Por otro lado, y aquí la película sí que se acerca más a la de Tornatore, la puesta en escena, dado el mundillo en que se centra la trama, es de una exquisitez estética absoluta. Solo los planos de la casa de la dueña de la galería y de la obra que dejó el artista maldito constituyen un recreo para la vista impresionante, dado el enclave de la misma en una elevación del terreno con vistas a un paisaje montañoso bellísimo. La inquietante presencia en su hogar de un gato Sphynx o egipcio, le proporciona a la película esa vinculación con ciertas «maneras» de la Hammer que son de agradecer.
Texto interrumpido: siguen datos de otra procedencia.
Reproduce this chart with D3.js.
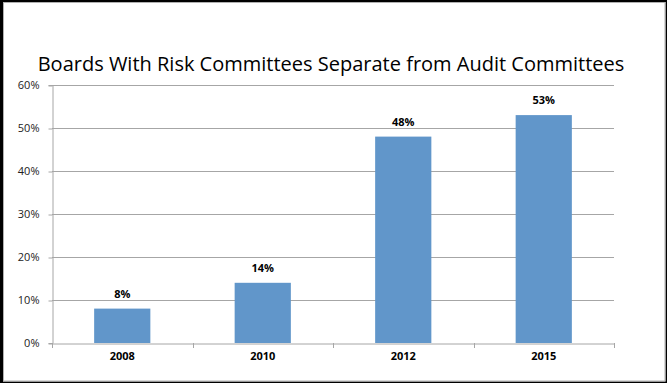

Tengo la impresión de que no se ha sabido entender bien esa mezcla de géneros que nos propone Gilroy, y me parece que, andando el tiempo, la película será mejor valorado. De momento, a quien le guste el humor negro —elevando este ordenador desde el que escribo, para que no se caliente, tengo un libro de Chumy Chumez…—, le aseguro que va a disfrutar de lo lindo con esta película cuyos diálogos mordaces y rápidos son uno de sus mejores alicientes.

Si no ando equivocado, solo se ha estrenado en Netflix.

Por cierto, el título, en clave, alude a los genitales femeninos y también al sexo oral que, moviendo la cabeza de un lado a otro, frota con la lengua el clítoris, al modo de esa «sierra» de terciopelo a la que se refiere el título.